O país precisa inicialmente cumprir seus procedimentos internos. Cada país tem o seu, mas em países europeus e parlamentaristas, esses procedimentos são razoavelmente parecidos, com o Parlamento precisando aprovar a entrada no bloco. Isso aprovado, o governo do país interessado tem de enviar a solicitação formal ao governo americano, que é o depositário do Tratado do Atlântico Norte, que por sua vez informa a todos os outros Estados-membros.
Na última etapa, é preciso que todos os governos dos Estados-membros autorizem a entrada do novo país. É preciso obter unanimidade.
E quanto tempo esse processo pode levar? É diferente para Finlândia e Suécia?
Um processo comum pode levar até anos. Todo país solicitante precisa aceitar o que é chamado de Membership Action Plan (Plano de Ação de Filiação, em tradução livre), que é o que estabelece os atributos mínimos para entrada. Ele inclui princípios como a aceitação do Direito Internacional como forma de resolução de conflito, respeito aos direitos humanos, controle democrático das forças armadas, alocação de recursos mínimos suficientes para as forças armadas, que atualmente gira em torno de 2% do PIB.
A adequação a esses princípios básicos é o que muitas vezes faz com que o processo de admissão de um país leve até anos.
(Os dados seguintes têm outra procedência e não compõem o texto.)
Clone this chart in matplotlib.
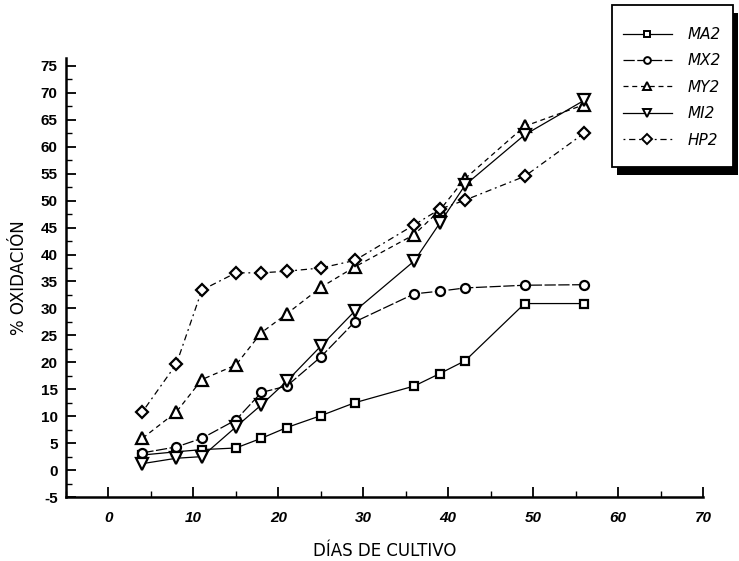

Nos casos de Suécia e Finlândia, por se tratarem de países profundamente democráticos, que já vem gastando em torno ou até mais que 2% do PIB nas Forças Armadas e já são parceiros militares de vários países da Otan, eles já atingem a maioria dos requisitos. O problema é a aceitação por parte de todos.
Até que ponto a posição isolada da Turquia pode impedir, ou pelo menos dificultar, o ingresso dos países no bloco?
Pode literalmente impedir. Temos exemplos como o da Macedônia do Norte, que entrou na Otan em março de 2020 depois de anos tendo sua candidatura bloqueada pela Grécia, até conseguirem resolver uma disputa pelo nome do país -- já que Macedônia sempre foi considerada um patrimônio cultural grego -- para se ver a que nível isso chega. A própria Turquia já bloqueou a entrada do Chipre, que tem seu lado norte ocupado por tropas turcas desde os anos 70.
A Turquia tem esse poder, e o presidente vai jogar com isso para ganhar alguns benefícios da Europa e dos EUA. Ele não está fazendo isso só por causa dos curdos ou porque a Rússia é um grande parceiro comercial. Ele está vendo um momento estratégico para conseguir benefícios em um momento em que a Europa e os Estados Unidos estão apertando a Turquia por uma série de questões.
A Turquia tem tentado equilibrar seus interesses como país-membro da Otan e como parceiro comercial de Rússia e Ucrânia desde o início da guerra, fazendo um papel quase dúbio. Tendo em vista esse cenário, qual o interesse do presidente Erdogan ao fazer essa sinalização?
Erdogan vem fazendo esse papel dúbio e duplo há muitos anos. Isso se acentuou muito quando a Turquia comprou baterias antiaéreas S-400 da Rússia, o que levou o governo do então presidente Donald Trump a retirar a Turquia do programa de desenvolvimento do caça F-35, mesmo com pilotos turcos já em treinamento nos EUA. Ele também já se utilizou de refugiados de guerra sírios como uma arma contra a Europa, para pressionar por mais ajuda econômica para a Turquia.
O que a gente não pode esquecer é que a economia turca está praticamente em queda livre, com a inflação disparando e o câmbio completamente desvalorizado. E como Erdogan vem desrespeitando os direitos humanos no país há muitos anos, os governos europeus e de Washington vêm fazendo muita pressão sobre ele. Agenda negativa contra ele é o que não falta.
Por isso é difícil de afirmar precisamente quais são e quais vão ser os interesses turcos nesse caso: se vão ser interesses econômicos, comerciais, financeiros, políticos... Teremos que esperar para ver o que ele vai querer em troca do apoio à adesão.
Há alguma medida que os demais países-membros da Otan possam tomar para impedir que a posição turca seja um entrave ao desejo da maioria de integrar Suécia e Finlândia?
Do ponto de vista institucional não tem muito o que ser feito, porque o Tratado realmente estabelece que deve haver unanimidade. Por isso, só resta o caminho da negociação, como o governo finlandês vem indicando: ter calma e conversar, porque é um processo que só está começando. Por essas declarações e de outros governos, já dá para perceber que eles sabem que a Turquia vai querer algo em troca. E é isso que provavelmente vai ocorrer.